I clearly remember standing in a muddy field with a farmer who shall remain nameless as he vented about the CSA members who abuse his “Suggestions” box. Grow more of this. Grow less of that. Why didn't you publish my recipe in the newsletter? “The feedback will drive you insane if you take it to heart,” he told me.
When I asked him why he didn't just ditch the box, he made it clear that, without the box, his members just seized him at each pick-up date. The box allowed him to manage his members' constructive impulses without putting the pressure to placate directly on him.
As performing artists, we are probably even more vulnerable to such pressure. We must please our audience (or please through selective displeasure, depending on aesthetic and mission), please our funders, please our critics, and more. From which of these sources do we actually want feedback? Do we care about the audience's feedback if they continue to fill our houses? The reviewer's feedback if she continues to drive our work to new audiences? The funder's feedback if those checks keep getting written? Is feedback itself an intrinsic good?
Throughout the process of this CST experiment, from our earliest research stages up until our most recent members' meetup, this question of feedback has pushed itself into our collective headspace time and time again. Though most people feel quite at ease in the critic's chair when out dining, far fewer feel comfortable extemporizing about the relative virtues and vices of produce in the raw. Our first year's experiment with the CST reveals that there may not yet exist such a distinction between the nature of feedback audiences might give to a finished work and that which they'd offer a work-in-progress. Before each invitation to discuss our very raw work-in-progress, our company has discussed what type of feedback was most helpful for us to hear from our CST members and how best to solicit it. Invariably, however, we'd botch our communication of conversational constraints. Without clear "rules of engagement," we'd find ourselves defending artistic choices...and, worse, acting defensively towards our most committed supporters! We could tighten the conversational reigns so much that no ambiguity remains, narrowing the slot on our metaphorical feedback box, but that seems unlikely to lead to the type of discourse we want.
How might we siphon the brilliance of our members' perspectives without placing ourselves in an adversarial critic-artist dialectic? The noun "feedback" has a very specific meaning in the worlds of electronics: "the process of returning part of the output of a circuit, system, or device to the input, either to oppose the input or to aid the input." Our concern with the CST isn't that our members' comments "oppose the input," but rather that we have not yet found a technique whereby they can return "part of the output."
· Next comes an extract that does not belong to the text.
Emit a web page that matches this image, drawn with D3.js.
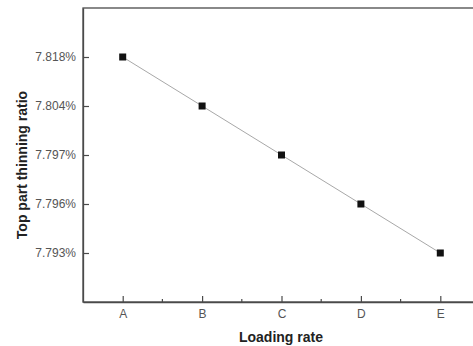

When one encounters a work of art hanging in a museum, the impulse (for me at least) has always been to interpret the work's meaning and the artist's choices given what ever frame of reference the curator provides. I certainly don't evaluate the work's quality; whether I am familiar with the artist or not, I assume its worth is a given. (Yes, sometimes we look at the work and say "My three year-old can paint that!" But, generally, we are encouraged by the curation to interpret and respond instead of just sharing our likes and dislikes a la a Facebook post or Yelp review) If the artist herself could hear the excited interpretations her work summons from me, that would be feedback in the truest (electronic) sense of the word. I would take her input into my imagination and return it to her, offering a deeply personal perspective that might help her view her work differently. Feedback is not evaluative; it's not constructive criticism, and by linking the words as freely as we do, we risk the means of artist-audience engagement that so many of us covet.
We only have three member meetups left of our pilot season, but I am certain that in those remaining encounters, we'll be working to ensure our audience has opportunities to feed us back the imaginative reverberation that works of art can inspire.